BOSTON (CBS) - It looks like Senator Scott Brown has a New Year's resolution: to directly take on his leading Democratic challenger, Elizabeth Warren.

Brown was in the WBZ studios Wednesday for an interview with political analyst, Jon Keller, and the interview seemed to mark a change of political tactics for Brown.

For months, Brown has been reluctant to personally engage Warren, insisting he's too busy with his work in the Senate and there would be plenty of time for campaigning later. But after seeing his poll numbers tank under withering criticism from Warren and her allies, it appears Brown is ready to drop the gloves.

Jon Keller's Interview With Sen. Brown (Part 1)

Jon Keller's Interview With Sen. Brown (Part 2) 

"I'm the most bipartisan member of the delegation if not the most bipartisan person in the entire Senate, and Professor Warren is a self-proclaimed rock thrower, she wants to leave blood and teeth on the streets," says Senator Brown.

It looks like the race is on. And no wonder after watching TV ads from Warren's political allies drive his approval ratings down sharply.

WBZ-TV's Jon Keller is At Large

Brown says he's had it with being tagged as Wall Street's favorite candidate.

"She's also getting support from Wall Street, and don't forget, I was the deciding vote on the financial regulation bill that Wall Street hated," says Brown. "If you remember also, Professor Warren was out in the Rose Garden saying this is the best piece of legislation in three generations. And now all of a sudden to say somehow I'm the golden boy of Wall Street is disingenuous and isn't based on any facts."

And Brown is demanding Warren join him in a call for outside money to stay out of the Senate race.

But it's OK, he says, when local partisans are delivering the sharp elbows.

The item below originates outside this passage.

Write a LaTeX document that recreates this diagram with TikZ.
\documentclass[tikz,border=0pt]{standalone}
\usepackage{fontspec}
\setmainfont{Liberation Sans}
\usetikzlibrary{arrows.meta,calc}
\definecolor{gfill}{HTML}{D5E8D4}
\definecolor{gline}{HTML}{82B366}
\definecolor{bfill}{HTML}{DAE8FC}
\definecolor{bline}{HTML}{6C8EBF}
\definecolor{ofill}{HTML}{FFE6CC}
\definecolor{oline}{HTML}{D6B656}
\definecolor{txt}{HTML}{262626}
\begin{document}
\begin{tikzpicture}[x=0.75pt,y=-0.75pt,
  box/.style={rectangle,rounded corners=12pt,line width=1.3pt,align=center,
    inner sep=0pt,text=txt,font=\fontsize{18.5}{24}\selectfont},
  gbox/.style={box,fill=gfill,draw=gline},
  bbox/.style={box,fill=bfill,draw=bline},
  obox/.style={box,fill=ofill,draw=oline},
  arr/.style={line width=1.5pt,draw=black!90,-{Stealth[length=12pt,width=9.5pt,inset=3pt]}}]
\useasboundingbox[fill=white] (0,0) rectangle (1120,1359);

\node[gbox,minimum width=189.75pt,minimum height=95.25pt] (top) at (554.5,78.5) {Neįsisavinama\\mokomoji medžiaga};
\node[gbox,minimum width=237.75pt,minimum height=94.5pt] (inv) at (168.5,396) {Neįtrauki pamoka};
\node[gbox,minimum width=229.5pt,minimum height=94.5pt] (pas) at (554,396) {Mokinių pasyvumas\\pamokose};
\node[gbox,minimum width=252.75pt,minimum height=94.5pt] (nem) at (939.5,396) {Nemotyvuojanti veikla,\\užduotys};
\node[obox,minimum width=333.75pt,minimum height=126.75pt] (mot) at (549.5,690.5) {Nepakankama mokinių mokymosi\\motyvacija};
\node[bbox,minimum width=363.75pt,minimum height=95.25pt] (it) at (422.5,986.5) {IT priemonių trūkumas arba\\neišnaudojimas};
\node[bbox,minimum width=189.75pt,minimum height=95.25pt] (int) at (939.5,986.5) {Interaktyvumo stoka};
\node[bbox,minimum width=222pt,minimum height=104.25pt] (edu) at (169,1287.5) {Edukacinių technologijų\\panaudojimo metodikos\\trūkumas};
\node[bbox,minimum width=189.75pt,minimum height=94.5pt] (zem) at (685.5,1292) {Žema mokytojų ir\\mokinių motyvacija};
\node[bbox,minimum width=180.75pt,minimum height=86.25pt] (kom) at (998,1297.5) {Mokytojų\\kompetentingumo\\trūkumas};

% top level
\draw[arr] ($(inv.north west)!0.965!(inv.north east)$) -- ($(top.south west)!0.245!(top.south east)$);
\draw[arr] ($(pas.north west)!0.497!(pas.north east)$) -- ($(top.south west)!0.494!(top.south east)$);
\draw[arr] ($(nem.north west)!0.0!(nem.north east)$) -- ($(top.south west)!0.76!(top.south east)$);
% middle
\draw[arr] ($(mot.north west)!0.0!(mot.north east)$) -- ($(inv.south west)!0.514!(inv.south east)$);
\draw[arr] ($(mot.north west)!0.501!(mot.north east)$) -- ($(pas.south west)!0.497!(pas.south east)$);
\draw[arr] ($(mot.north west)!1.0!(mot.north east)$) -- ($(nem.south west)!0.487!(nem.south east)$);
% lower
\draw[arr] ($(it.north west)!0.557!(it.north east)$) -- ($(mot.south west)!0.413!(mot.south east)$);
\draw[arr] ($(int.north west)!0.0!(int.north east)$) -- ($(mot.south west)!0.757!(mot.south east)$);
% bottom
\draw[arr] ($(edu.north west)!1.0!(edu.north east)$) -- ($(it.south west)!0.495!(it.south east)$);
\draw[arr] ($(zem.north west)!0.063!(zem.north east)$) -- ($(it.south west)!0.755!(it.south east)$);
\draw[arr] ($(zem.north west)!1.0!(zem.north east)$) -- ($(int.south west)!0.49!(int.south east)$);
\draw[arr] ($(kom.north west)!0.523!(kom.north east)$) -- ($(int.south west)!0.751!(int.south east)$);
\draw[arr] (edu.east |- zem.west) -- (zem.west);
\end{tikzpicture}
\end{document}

"There's a big difference between running web ads and taking potshots at the person based on what you think is appropriate. But to have all these super PACs come in and spend upwards of $50 million against me and, potentially, her, it's just way out of line.

Forget the qualifier; a conservative PAC has already sunk a ton of money into ads attacking Warren. So while you won't be seeing a Brown-Warren debate until after she dismisses her remaining primary opponents and clinches the nomination next September, get ready for plenty of back and forth in a Senate race with national implications.